This is great, but what possible counterargument is there? We should prolong ind...

jerf · 2024-11-16T20:57:06 1731790626

Easy: Short term risk versus long term risk. If I deploy with minimal changes today, I'm taking a non-zero short-term risk for zero short-term gain.

While I too am generally a long-term sort of engineer, it's important to understand that this is a valid argument on its own terms, so you don't try to counter it with just "piffle, that's stupid". It's not stupid. It can be shortsighted, it leads to a slippery slope where every day you make that decision it is harder to release next time, and there's a lot of corpses at the bottom of that slope, but it isn't stupid. Sometimes it is even correct, for instance, if the system's getting deprecated away anyhow why take any risk?

And there is some opportunity cost, too. No matter how slick the release, it isn't ever free. Even if it's all 100% automated it's still going to barf sometimes and require attention that not making a new release would not have. You could be doing something else with that time.

macintux · 2024-11-16T20:33:52 1731789232

In some environments, deploying to production has a massive bureaucracy tax. Paperwork, approvals, limited windows in time, can’t do them during normal business hours, etc.

josho · 2024-11-16T22:18:55 1731795535

Those taxes were often imposed because of past engineering errors. For example, Don't deploy during business hours because a past deployment took down production for a day.

A great engineering team will identify a tax they dislike and work to remove it. Using the same example, that means improving the success rate of deployments so you have the data (the success record) to take to leadership to change the policy and remove the tax.

ukuina · 2024-11-16T20:18:59 1731788339

Finite compute, people, and opportunity cost.

It is just a reframing of build vs maintain.

rconti · 2024-11-16T21:46:46 1731793606

The counterargument is obvious for anyone who has been on call or otherwise responsible for system stability. It's very easy to become risk-averse in any realm.

andai · 2024-11-16T23:27:05 1731799625

Doesn't ensuring stuff actually works tangibly lower risk?

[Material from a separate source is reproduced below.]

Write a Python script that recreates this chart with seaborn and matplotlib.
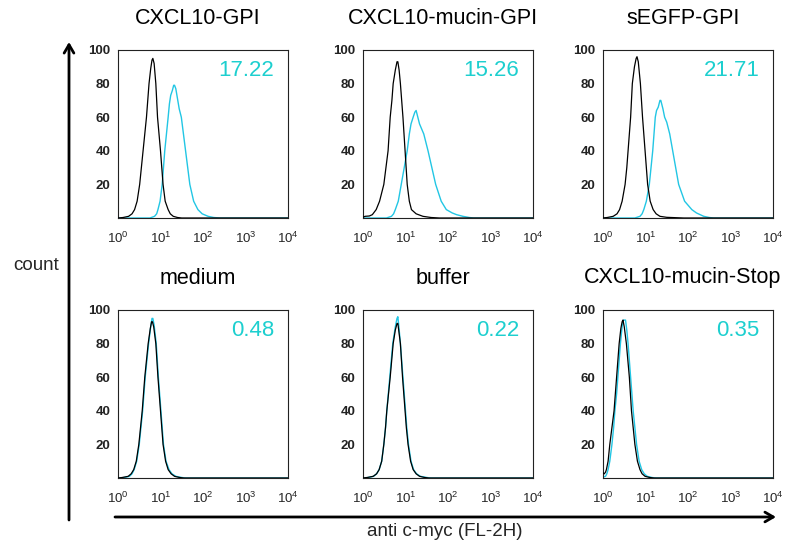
import numpy as np
import pandas as pd
import matplotlib
matplotlib.use("Agg")
import matplotlib.pyplot as plt
from matplotlib.ticker import FixedLocator, MultipleLocator, LogLocator, NullFormatter
import seaborn as sns

# ---------------- data ----------------
titles = ["CXCL10-GPI", "CXCL10-mucin-GPI", "sEGFP-GPI",
          "medium", "buffer", "CXCL10-mucin-Stop"]
percent_labels = ["17.22", "15.26", "21.71", "0.48", "0.22", "0.35"]

# control (black) histograms: log10(FL-2H) position and count
ctrl_logx = [
    [0.0, 0.12, 0.25, 0.33, 0.39, 0.45, 0.51, 0.55, 0.59, 0.63, 0.67, 0.70, 0.73, 0.77, 0.80, 0.82,
     0.85, 0.89, 0.91, 0.93, 0.965, 1.0, 1.03, 1.06, 1.11, 1.18, 1.23, 1.3, 1.4, 1.5, 4.0],
    [0.0, 0.05, 0.15, 0.22, 0.31, 0.39, 0.49, 0.54, 0.59, 0.615, 0.64, 0.68, 0.71, 0.76, 0.80, 0.82,
     0.85, 0.88, 0.91, 0.94, 0.965, 0.99, 1.015, 1.04, 1.09, 1.14, 1.25, 1.41, 1.6, 1.8, 4.0],
    [0.0, 0.1, 0.24, 0.33, 0.39, 0.45, 0.52, 0.56, 0.59, 0.62, 0.65, 0.67, 0.69, 0.74, 0.78, 0.80,
     0.83, 0.88, 0.905, 0.93, 0.96, 0.99, 1.02, 1.05, 1.11, 1.18, 1.25, 1.34, 1.5, 1.9, 4.0],
    [0.0, 0.1, 0.24, 0.31, 0.37, 0.43, 0.49, 0.53, 0.57, 0.60, 0.63, 0.67, 0.71, 0.76, 0.79, 0.81,
     0.84, 0.89, 0.915, 0.94, 0.97, 1.0, 1.03, 1.06, 1.12, 1.18, 1.25, 1.33, 1.45, 1.55, 4.0],
    [0.0, 0.1, 0.24, 0.32, 0.38, 0.44, 0.49, 0.53, 0.56, 0.60, 0.64, 0.675, 0.71, 0.76, 0.80, 0.82,
     0.84, 0.88, 0.905, 0.93, 0.96, 0.99, 1.02, 1.06, 1.12, 1.18, 1.25, 1.33, 1.45, 1.55, 4.0],
    [0.0, 0.03, 0.06, 0.08, 0.12, 0.16, 0.21, 0.26, 0.29, 0.32, 0.35, 0.38, 0.42, 0.45, 0.47,
     0.50, 0.55, 0.585, 0.62, 0.645, 0.67, 0.71, 0.75, 0.81, 0.87, 0.92, 0.99, 1.1, 1.2, 4.0],
]
ctrl_count = [
    [0, 0.3, 1, 2.5, 5, 10, 20, 30, 40, 50, 60, 70, 80, 89, 94, 95,
     92, 80, 70, 60, 50, 40, 30, 20, 10, 5, 2.5, 1, 0.3, 0, 0],
    [0.5, 1, 1.2, 2, 5, 10, 20, 30, 40, 50, 60, 70, 80, 88, 93, 93,
     88, 80, 70, 60, 50, 40, 30, 20, 10, 5, 2.5, 1, 0.3, 0, 0],
    [0, 0.3, 1, 2.5, 5, 10, 20, 30, 40, 50, 60, 70, 80, 90, 95, 96,
     93, 80, 70, 60, 50, 40, 30, 20, 10, 5, 2.5, 1, 0.4, 0, 0],
    [0, 0.3, 1, 2.5, 5, 10, 20, 30, 40, 50, 60, 70, 80, 89, 93, 93,
     90, 80, 70, 60, 50, 40, 30, 20, 10, 5, 2.5, 1, 0.3, 0, 0],
    [0, 0.3, 1, 2.5, 5, 10, 20, 30, 40, 50, 60, 70, 80, 88, 92, 92,
     88, 80, 70, 60, 50, 40, 30, 20, 10, 5, 2.5, 1, 0.3, 0, 0],
    [3, 2.5, 3.5, 5, 10, 20, 30, 40, 50, 60, 70, 80, 89, 93, 94,
     90, 80, 70, 60, 50, 40, 30, 20, 10, 5, 2.5, 1, 0.3, 0, 0],
]

# anti c-myc stained (cyan) histograms: log10(FL-2H) position and count
stain_logx = [
    [0.0, 0.75, 0.86, 0.91, 0.94, 0.99, 1.04, 1.07, 1.10, 1.14, 1.18, 1.21, 1.24, 1.28, 1.31, 1.33,
     1.36, 1.40, 1.44, 1.49, 1.54, 1.59, 1.64, 1.69, 1.78, 1.88, 1.98, 2.12, 2.25, 2.4, 4.0],
    [0.0, 0.55, 0.67, 0.72, 0.76, 0.83, 0.90, 0.97, 1.04, 1.09, 1.13, 1.18, 1.22, 1.25, 1.29, 1.33,
     1.38, 1.43, 1.48, 1.53, 1.62, 1.71, 1.84, 1.96, 2.1, 2.2, 2.35, 2.5, 2.6, 4.0],
    [0.0, 0.75, 0.87, 0.92, 0.96, 1.02, 1.09, 1.13, 1.17, 1.20, 1.23, 1.26, 1.30, 1.34, 1.36, 1.38,
     1.41, 1.45, 1.50, 1.57, 1.64, 1.71, 1.78, 1.92, 2.09, 2.2, 2.37, 2.5, 2.6, 4.0],
    [0.0, 0.15, 0.27, 0.33, 0.38, 0.44, 0.50, 0.54, 0.58, 0.61, 0.64, 0.68, 0.72, 0.77, 0.80, 0.82,
     0.85, 0.90, 0.925, 0.95, 0.98, 1.01, 1.04, 1.07, 1.13, 1.20, 1.27, 1.36, 1.5, 1.6, 4.0],
    [0.0, 0.12, 0.25, 0.32, 0.38, 0.44, 0.49, 0.53, 0.56, 0.595, 0.63, 0.665, 0.70, 0.76, 0.80, 0.82,
     0.845, 0.88, 0.91, 0.94, 0.97, 1.0, 1.03, 1.07, 1.13, 1.19, 1.26, 1.35, 1.5, 1.6, 4.0],
    [0.0, 0.06, 0.09, 0.12, 0.16, 0.21, 0.25, 0.28, 0.32, 0.35, 0.38, 0.41, 0.45, 0.48, 0.53,
     0.56, 0.59, 0.62, 0.65, 0.68, 0.71, 0.75, 0.79, 0.85, 0.91, 0.97, 1.04, 1.15, 1.25, 4.0],
]
stain_count = [
    [0, 0, 1, 2.5, 5, 10, 20, 30, 40, 50, 60, 68, 73, 76, 79, 79,
     77, 71, 65, 60, 50, 40, 30, 20, 10, 5, 2.5, 1, 0.3, 0, 0],
    [0, 0, 1, 2.5, 5, 10, 20, 30, 40, 50, 56, 60, 63, 64, 60, 56,
     53, 50, 45, 40, 30, 20, 10, 5, 3, 2, 1, 0.3, 0, 0],
    [0, 0, 1, 2.5, 5, 10, 20, 30, 40, 50, 60, 64, 66, 70, 70, 68,
     65, 60, 57, 50, 40, 30, 20, 10, 5, 3, 1, 0.3, 0, 0],
    [0, 0.3, 1, 2.5, 5, 10, 20, 30, 40, 50, 60, 70, 80, 90, 95, 95,
     91, 80, 70, 60, 50, 40, 30, 20, 10, 5, 2.5, 1, 0.3, 0, 0],
    [0, 0.3, 1, 2.5, 5, 10, 20, 30, 40, 50, 60, 70, 80, 90, 95, 96,
     90, 80, 70, 60, 50, 40, 30, 20, 10, 5, 2.5, 1, 0.3, 0, 0],
    [0.5, 1, 2.5, 5, 10, 20, 30, 40, 50, 60, 70, 80, 90, 94, 94,
     88, 80, 70, 60, 50, 40, 30, 20, 10, 5, 2.5, 1, 0.3, 0, 0],
]

y_ticks = [20, 40, 60, 80, 100]
x_decades = [0, 1, 2, 3, 4]

# ---------------- style ----------------
sns.set_style("white")
plt.rcParams["font.family"] = ["Liberation Sans", "DejaVu Sans"]
plt.rcParams["mathtext.default"] = "regular"

CYAN_LINE = "#22c6e4"
CYAN_TEXT = "#1dcfcf"

W, H = 790, 540
fig = plt.figure(figsize=(W / 100, H / 100), dpi=100)

lefts = [118, 363, 603]
tops = [50, 310]
aw, ah = 170, 168

for i in range(6):
    r, c = divmod(i, 3)
    ax = fig.add_axes([lefts[c] / W, 1 - (tops[r] + ah) / H, aw / W, ah / H])
    df_c = pd.DataFrame({"fl": [10 ** v for v in ctrl_logx[i]], "count": ctrl_count[i]})
    df_s = pd.DataFrame({"fl": [10 ** v for v in stain_logx[i]], "count": stain_count[i]})
    ax.set_xscale("log")
    sns.lineplot(data=df_s, x="fl", y="count", ax=ax, color=CYAN_LINE, lw=1.0,
                 estimator=None, sort=False, zorder=2)
    sns.lineplot(data=df_c, x="fl", y="count", ax=ax, color="black", lw=0.9,
                 estimator=None, sort=False, zorder=3)
    ax.set_xlim(1, 1e4)
    ax.set_ylim(0, 100)
    ax.set_xlabel("")
    ax.set_ylabel("")
    ax.xaxis.set_major_locator(FixedLocator([10 ** d for d in x_decades]))
    ax.xaxis.set_minor_locator(LogLocator(base=10, subs=np.arange(2, 10), numticks=20))
    ax.xaxis.set_minor_formatter(NullFormatter())
    ax.set_xticklabels([r"$10^{%d}$" % d for d in x_decades])
    ax.yaxis.set_major_locator(FixedLocator(y_ticks))
    ax.yaxis.set_minor_locator(MultipleLocator(5))
    ax.tick_params(axis="both", which="major", direction="out", length=3.5,
                   width=0.7, color="#333333", pad=2)
    ax.tick_params(axis="both", which="minor", direction="out", length=2,
                   width=0.6, color="#555555")
    ax.tick_params(axis="x", labelsize=9.5, pad=6)
    ax.tick_params(axis="y", labelsize=9.5)
    for lab in ax.get_yticklabels():
        lab.set_fontweight("bold")
        lab.set_color("#222222")
    for s in ax.spines.values():
        s.set_visible(True)
        s.set_color("#222222")
        s.set_linewidth(0.8)
    ax.text(0.47, 1 + 32 / ah, titles[i], transform=ax.transAxes,
            ha="center", va="center", fontsize=15.5, color="black")
    ax.text(0.92, 0.88, percent_labels[i], transform=ax.transAxes,
            ha="right", va="center", fontsize=16, color=CYAN_TEXT)

# big axis arrows
fig.add_artist(matplotlib.patches.FancyArrowPatch(
    (69 / W, 1 - 520 / H), (69 / W, 1 - 42 / H), transform=fig.transFigure,
    arrowstyle="->,head_length=6,head_width=3.5", lw=2, color="black",
    mutation_scale=1, shrinkA=0, shrinkB=0))
fig.add_artist(matplotlib.patches.FancyArrowPatch(
    (115 / W, 1 - 517 / H), (776 / W, 1 - 517 / H), transform=fig.transFigure,
    arrowstyle="->,head_length=6,head_width=3.5", lw=2, color="black",
    mutation_scale=1, shrinkA=0, shrinkB=0))

fig.text(36 / W, 1 - 265 / H, "count", ha="center", va="center", fontsize=13.5)
fig.text(445 / W, 1 - 531 / H, "anti c-myc (FL-2H)", ha="center", va="center", fontsize=13.5)

fig.savefig("out.png", dpi=100)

mbrumlow · 2024-11-17T03:40:41 1731814841

Yes. Because it lowers the chance compound risk. The longer you go without stressing the system the more likely you will have a double failure, thus increasing your outage duration.

Simply put. You don’t want to delay funding out something is broke, you want to know the second it is broken.

The the case I am suggesting, a failed release will be often deploying the same functionality, thus many failure modes will result in zero outage. It all failure modes will result in an outage.

When the software is expected to behave differently after the deployment, more systems can result in being part of the outage. Such as the new systems can’t do something or the old systems can’t do something.

Jach · 2024-11-17T03:34:10 1731814450

Not exactly, but it's worth the experiment in trying things anyway. Say you currently have a release once every few months, an ambitious goal would be to get to weekly releases. Continuous enough by comparison. But 'lower risk' is probably not the leading argument for the change, especially if the quarterly cycle has worked well enough, and the transition itself increases risk for a while. In order for a committed attempt to not devolve into a total dumpster fire, various other practices will need to be added, removed, or changed. (For example, devs might learn the concept of feature flags.) The individuals, which include management, might not be able to pull it off.

mplewis · 2024-11-16T20:16:26 1731788186

The common and flawed counterargument is “when we deploy, outages happen.” You’ll hear this constantly at companies with bad habits.

kortilla · 2024-11-16T20:55:27 1731790527

Deploying is expensive for some models. That could involve customer facing written release notes, etc. Sometimes the software has to be certified by a govt authority.

Additionally, refactor circle jerks are terrible for back-porting subsequent bug fixes that need to be cherry picked to stable branches.

A lot of of the world isn’t CD and constant releases are super expensive.